▶ [Exercise]:
Pick out all lines of the entries that include the word "React" and copy them.

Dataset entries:

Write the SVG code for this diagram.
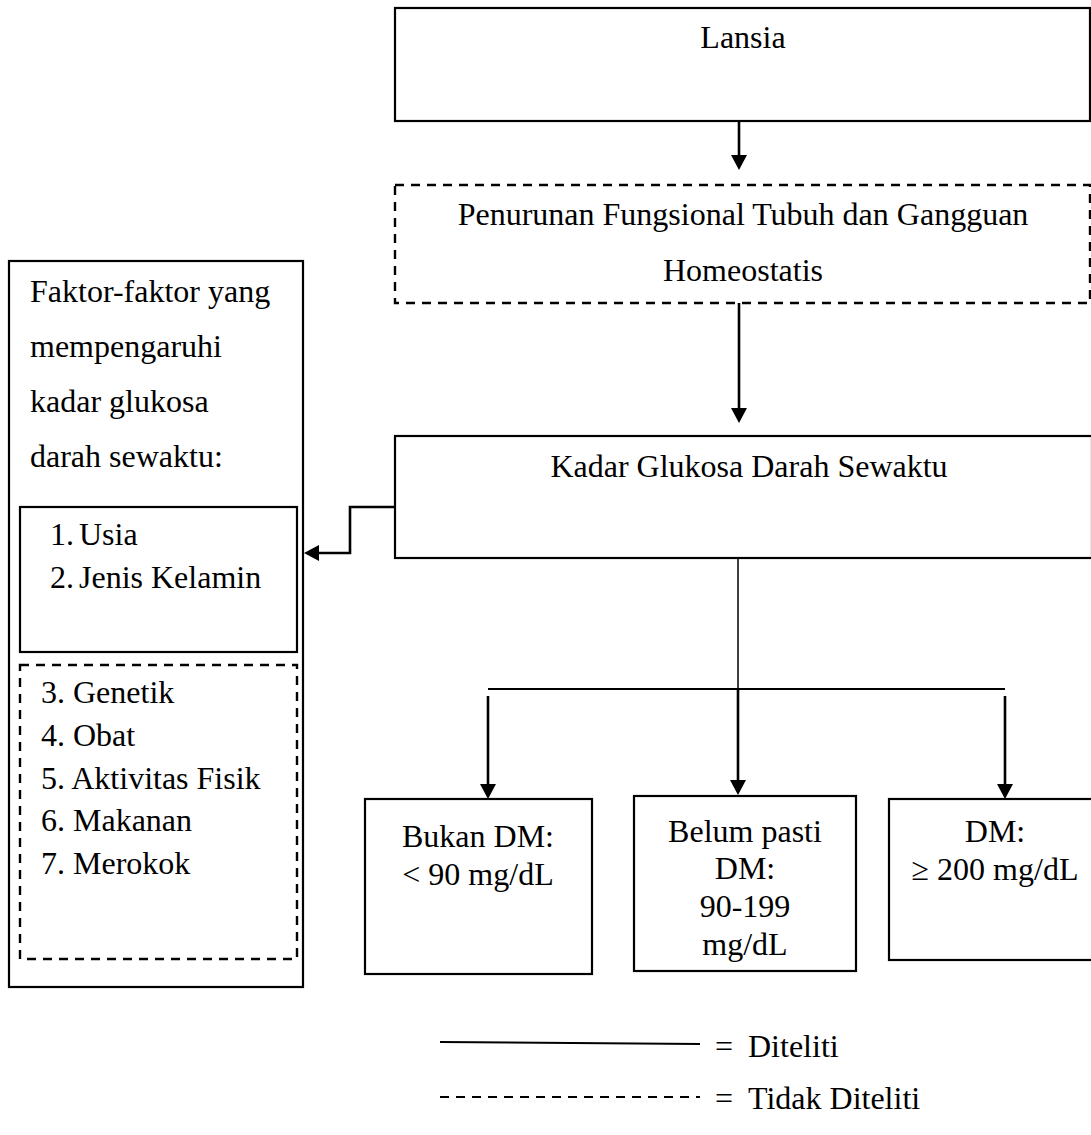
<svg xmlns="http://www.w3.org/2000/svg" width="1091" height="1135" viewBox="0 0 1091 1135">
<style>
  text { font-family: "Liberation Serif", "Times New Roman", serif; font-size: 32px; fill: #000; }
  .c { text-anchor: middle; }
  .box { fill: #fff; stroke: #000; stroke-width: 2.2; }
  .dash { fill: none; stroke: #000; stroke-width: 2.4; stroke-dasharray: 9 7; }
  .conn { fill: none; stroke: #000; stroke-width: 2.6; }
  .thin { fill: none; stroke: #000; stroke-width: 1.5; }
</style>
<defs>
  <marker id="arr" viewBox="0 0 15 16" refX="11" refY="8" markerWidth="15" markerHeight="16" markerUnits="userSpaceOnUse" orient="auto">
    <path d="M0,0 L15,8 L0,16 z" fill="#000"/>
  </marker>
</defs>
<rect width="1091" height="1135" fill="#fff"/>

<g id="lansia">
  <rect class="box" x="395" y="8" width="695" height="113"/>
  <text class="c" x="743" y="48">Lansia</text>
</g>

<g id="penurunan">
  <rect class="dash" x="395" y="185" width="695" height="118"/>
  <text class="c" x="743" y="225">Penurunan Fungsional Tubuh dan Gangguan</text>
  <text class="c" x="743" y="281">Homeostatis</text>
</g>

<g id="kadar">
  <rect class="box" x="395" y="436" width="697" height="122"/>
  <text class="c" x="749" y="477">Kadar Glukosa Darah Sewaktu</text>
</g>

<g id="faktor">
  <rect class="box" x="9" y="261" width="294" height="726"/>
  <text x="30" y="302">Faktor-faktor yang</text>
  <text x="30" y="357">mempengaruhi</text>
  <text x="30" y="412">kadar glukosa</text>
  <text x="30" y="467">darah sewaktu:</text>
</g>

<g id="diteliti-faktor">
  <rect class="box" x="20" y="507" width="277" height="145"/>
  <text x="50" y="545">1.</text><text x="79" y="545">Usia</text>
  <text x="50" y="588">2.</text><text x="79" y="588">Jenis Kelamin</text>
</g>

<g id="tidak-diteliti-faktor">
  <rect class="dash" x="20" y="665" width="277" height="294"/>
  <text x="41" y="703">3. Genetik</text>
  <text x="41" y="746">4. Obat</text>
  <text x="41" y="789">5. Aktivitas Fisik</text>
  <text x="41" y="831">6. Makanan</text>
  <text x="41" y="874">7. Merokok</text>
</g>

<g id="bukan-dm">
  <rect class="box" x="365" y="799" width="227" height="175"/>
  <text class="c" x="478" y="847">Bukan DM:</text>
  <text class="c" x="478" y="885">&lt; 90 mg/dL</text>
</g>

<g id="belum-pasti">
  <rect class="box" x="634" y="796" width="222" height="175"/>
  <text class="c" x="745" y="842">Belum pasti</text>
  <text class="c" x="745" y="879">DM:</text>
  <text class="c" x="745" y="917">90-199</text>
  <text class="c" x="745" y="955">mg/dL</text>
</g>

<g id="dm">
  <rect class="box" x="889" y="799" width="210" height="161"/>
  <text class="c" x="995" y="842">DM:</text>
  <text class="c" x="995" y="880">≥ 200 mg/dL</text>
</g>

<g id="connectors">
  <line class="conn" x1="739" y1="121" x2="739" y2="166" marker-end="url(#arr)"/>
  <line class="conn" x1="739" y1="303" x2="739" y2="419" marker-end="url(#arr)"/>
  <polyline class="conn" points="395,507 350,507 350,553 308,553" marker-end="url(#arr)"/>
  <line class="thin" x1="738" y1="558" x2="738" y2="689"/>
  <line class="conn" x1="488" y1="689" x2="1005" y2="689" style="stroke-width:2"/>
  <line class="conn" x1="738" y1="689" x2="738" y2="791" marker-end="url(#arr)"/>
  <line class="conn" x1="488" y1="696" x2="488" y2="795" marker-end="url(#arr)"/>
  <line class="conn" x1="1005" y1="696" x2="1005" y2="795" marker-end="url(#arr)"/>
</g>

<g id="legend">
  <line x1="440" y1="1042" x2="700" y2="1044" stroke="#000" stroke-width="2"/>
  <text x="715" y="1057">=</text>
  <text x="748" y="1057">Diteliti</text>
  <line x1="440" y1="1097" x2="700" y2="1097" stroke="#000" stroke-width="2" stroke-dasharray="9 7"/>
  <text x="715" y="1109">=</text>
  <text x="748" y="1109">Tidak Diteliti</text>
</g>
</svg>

==

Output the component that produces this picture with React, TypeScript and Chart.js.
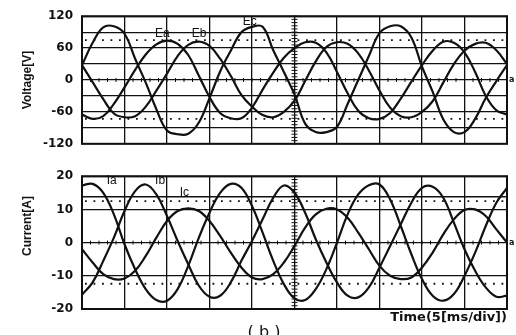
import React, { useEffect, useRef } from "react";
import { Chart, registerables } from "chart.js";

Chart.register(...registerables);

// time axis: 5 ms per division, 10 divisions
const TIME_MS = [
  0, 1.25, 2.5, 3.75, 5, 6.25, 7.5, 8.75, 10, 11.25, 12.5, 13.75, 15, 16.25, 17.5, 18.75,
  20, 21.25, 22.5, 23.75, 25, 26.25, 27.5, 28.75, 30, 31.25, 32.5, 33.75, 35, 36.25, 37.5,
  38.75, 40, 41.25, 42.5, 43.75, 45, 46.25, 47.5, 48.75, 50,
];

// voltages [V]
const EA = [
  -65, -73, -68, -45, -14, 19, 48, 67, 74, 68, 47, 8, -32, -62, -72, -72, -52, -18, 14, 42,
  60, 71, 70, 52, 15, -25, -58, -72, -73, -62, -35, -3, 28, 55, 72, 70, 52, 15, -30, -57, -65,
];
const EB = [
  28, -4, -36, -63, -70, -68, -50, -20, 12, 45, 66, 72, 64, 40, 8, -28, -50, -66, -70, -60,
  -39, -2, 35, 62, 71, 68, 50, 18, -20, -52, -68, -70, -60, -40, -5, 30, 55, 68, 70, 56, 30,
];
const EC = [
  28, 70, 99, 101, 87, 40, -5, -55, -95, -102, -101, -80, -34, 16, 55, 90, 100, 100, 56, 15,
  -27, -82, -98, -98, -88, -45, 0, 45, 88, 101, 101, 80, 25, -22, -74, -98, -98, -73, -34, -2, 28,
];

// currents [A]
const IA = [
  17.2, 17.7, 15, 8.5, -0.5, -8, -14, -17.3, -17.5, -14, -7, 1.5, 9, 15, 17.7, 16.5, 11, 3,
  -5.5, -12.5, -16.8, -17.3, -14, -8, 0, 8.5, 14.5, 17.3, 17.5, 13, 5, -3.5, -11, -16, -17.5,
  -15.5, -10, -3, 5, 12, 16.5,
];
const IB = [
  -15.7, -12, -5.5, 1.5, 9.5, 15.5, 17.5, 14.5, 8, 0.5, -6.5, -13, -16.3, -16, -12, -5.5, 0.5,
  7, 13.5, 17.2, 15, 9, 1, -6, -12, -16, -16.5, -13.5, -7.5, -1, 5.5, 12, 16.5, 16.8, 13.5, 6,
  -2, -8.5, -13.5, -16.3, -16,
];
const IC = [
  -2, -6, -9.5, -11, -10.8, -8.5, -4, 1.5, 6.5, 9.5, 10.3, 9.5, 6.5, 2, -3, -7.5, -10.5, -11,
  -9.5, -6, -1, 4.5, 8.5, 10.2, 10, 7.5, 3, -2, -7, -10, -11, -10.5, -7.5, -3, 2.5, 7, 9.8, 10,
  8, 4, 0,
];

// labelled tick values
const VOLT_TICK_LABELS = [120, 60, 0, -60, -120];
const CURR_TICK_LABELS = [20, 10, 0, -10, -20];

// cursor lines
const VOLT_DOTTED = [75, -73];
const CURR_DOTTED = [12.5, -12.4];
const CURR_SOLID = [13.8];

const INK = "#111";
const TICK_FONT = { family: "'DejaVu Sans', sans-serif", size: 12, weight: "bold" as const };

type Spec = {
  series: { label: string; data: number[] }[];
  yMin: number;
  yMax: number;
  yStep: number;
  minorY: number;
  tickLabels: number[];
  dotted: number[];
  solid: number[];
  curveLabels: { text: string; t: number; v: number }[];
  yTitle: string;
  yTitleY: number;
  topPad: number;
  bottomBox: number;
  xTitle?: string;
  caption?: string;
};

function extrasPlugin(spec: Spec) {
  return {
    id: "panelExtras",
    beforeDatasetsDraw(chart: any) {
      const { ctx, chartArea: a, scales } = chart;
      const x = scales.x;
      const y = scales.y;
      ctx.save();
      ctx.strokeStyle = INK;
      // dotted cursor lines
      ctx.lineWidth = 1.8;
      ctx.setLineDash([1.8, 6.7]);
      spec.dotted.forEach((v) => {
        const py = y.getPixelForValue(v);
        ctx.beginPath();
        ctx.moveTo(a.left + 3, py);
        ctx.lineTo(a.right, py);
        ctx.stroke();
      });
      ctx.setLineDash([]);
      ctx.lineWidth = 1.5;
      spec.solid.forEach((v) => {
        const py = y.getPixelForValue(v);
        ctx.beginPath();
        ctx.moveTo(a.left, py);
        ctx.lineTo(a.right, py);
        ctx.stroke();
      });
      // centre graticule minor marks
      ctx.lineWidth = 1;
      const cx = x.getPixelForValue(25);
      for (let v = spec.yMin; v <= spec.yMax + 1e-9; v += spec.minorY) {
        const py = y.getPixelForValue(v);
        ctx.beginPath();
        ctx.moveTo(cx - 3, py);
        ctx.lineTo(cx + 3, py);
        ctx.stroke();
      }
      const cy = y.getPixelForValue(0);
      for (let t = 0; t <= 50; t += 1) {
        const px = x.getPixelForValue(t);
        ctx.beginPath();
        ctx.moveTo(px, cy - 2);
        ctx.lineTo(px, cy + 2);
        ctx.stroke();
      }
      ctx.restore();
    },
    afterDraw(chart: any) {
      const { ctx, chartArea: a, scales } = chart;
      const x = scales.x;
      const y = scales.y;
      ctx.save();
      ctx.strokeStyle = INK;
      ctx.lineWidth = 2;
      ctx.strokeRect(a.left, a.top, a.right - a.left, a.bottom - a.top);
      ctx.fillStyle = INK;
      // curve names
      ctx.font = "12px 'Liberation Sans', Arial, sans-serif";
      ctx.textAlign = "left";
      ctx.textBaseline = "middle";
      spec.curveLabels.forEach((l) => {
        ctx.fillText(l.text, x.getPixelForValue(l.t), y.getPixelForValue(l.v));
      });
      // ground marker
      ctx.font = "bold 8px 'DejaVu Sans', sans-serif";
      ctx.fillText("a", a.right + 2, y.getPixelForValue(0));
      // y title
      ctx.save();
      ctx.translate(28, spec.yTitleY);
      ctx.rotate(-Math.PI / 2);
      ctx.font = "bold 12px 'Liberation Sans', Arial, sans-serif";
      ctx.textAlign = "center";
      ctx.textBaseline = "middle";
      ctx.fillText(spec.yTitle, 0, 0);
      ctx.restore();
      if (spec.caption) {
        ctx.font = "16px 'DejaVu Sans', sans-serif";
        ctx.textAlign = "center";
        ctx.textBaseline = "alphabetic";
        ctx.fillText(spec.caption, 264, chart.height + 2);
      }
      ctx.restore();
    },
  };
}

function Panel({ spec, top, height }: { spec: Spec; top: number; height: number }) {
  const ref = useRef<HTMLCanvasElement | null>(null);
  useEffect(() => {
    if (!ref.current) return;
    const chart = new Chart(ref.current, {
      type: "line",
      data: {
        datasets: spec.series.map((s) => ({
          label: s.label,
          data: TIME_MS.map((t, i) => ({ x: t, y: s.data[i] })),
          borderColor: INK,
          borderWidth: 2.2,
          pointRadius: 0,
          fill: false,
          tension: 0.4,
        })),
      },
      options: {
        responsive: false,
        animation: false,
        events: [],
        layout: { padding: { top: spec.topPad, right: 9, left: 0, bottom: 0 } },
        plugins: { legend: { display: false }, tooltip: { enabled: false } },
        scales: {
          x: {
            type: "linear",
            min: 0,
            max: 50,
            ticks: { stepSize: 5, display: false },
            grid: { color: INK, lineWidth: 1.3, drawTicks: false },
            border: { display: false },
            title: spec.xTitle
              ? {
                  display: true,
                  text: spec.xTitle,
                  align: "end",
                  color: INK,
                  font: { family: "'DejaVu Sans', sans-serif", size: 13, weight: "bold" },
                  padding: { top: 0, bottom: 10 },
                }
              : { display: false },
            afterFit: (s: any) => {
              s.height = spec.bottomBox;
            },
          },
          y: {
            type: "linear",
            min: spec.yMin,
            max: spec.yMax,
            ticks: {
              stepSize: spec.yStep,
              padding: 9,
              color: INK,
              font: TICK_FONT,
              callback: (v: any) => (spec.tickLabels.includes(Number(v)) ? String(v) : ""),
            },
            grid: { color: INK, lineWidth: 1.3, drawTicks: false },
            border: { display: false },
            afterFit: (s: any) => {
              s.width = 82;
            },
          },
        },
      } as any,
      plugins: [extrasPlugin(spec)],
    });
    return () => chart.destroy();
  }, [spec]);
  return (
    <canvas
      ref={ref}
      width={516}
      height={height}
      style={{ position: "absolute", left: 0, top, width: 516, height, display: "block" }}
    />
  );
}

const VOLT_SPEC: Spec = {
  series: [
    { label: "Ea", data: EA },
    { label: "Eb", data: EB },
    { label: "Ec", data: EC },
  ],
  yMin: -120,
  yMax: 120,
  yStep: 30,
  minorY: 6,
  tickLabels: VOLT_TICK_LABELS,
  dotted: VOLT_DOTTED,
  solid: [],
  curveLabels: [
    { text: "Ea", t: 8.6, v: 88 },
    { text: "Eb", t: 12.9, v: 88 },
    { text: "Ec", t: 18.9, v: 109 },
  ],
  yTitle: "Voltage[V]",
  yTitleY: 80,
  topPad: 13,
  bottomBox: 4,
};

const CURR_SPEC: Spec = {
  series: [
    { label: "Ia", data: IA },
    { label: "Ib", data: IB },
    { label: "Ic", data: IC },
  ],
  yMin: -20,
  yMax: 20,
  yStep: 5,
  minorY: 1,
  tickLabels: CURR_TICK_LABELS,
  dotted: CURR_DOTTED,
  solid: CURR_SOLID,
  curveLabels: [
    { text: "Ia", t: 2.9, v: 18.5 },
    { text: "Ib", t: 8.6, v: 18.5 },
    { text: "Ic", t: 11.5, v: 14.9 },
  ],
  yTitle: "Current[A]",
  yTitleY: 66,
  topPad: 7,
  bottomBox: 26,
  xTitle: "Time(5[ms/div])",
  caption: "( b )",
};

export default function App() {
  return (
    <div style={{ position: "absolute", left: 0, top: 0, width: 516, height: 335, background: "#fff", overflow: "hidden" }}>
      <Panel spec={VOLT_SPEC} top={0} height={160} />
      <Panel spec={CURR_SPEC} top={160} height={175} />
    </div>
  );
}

* * *

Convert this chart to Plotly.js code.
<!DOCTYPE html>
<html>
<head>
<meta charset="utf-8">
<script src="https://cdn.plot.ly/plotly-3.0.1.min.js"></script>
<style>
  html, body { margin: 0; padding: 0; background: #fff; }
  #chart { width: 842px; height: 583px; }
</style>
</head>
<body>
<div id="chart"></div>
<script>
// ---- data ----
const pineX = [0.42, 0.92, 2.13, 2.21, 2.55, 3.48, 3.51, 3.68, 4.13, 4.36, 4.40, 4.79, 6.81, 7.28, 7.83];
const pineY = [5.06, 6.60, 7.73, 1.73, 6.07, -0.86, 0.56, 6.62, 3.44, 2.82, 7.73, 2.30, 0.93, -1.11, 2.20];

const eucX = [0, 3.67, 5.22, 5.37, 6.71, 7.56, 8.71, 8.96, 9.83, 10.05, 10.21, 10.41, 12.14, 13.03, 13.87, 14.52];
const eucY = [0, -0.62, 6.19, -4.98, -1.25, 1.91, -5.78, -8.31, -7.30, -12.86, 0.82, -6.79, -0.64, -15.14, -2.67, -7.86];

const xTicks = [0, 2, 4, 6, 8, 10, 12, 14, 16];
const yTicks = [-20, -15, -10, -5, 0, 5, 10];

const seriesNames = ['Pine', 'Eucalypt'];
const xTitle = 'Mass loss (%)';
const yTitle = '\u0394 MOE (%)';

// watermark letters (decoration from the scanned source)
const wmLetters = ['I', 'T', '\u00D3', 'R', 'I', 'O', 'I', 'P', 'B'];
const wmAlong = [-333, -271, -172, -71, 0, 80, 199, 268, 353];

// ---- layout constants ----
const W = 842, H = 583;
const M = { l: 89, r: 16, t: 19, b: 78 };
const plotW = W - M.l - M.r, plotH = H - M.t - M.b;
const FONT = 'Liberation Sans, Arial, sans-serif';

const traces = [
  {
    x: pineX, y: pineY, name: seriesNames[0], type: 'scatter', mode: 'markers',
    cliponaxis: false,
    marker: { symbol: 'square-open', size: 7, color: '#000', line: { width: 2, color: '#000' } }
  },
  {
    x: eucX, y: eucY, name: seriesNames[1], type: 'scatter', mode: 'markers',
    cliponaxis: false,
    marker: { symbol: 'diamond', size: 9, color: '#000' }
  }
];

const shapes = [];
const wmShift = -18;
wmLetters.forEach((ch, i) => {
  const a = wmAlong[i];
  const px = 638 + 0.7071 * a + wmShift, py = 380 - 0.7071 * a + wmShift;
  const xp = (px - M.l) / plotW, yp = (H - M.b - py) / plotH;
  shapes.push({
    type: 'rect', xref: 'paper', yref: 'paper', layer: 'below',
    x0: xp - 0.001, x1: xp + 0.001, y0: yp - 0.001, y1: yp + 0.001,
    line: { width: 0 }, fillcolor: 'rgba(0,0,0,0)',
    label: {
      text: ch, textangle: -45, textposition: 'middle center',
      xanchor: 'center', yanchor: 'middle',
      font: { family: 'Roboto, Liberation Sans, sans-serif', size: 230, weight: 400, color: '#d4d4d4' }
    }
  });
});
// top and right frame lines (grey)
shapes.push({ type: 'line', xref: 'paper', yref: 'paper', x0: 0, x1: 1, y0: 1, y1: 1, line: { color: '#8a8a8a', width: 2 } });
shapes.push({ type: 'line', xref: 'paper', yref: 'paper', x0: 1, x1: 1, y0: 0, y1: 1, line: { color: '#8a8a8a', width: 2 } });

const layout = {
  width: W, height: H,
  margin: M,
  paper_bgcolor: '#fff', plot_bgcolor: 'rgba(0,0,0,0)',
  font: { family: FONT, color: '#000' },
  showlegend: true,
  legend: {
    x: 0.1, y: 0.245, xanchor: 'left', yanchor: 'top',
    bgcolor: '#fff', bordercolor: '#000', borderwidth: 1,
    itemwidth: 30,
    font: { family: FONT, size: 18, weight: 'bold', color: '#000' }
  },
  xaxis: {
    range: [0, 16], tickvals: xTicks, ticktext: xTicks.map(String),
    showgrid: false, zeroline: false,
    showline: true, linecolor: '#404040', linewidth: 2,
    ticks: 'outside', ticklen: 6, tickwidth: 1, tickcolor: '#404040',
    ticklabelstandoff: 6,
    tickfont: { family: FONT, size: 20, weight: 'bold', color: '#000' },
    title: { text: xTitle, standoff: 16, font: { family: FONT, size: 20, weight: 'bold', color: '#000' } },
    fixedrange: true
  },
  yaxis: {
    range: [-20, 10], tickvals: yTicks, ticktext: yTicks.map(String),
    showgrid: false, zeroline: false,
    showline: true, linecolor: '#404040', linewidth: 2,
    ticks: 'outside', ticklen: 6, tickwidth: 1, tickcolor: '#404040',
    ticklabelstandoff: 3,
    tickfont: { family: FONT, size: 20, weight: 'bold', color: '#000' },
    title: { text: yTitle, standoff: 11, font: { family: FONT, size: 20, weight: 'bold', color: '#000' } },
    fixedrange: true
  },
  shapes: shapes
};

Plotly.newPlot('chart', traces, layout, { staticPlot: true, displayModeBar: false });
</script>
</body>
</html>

▶ [Output below]:
Output the component that produces this picture with React, TypeScript and Chart.js.
import React, { useEffect, useRef } from "react";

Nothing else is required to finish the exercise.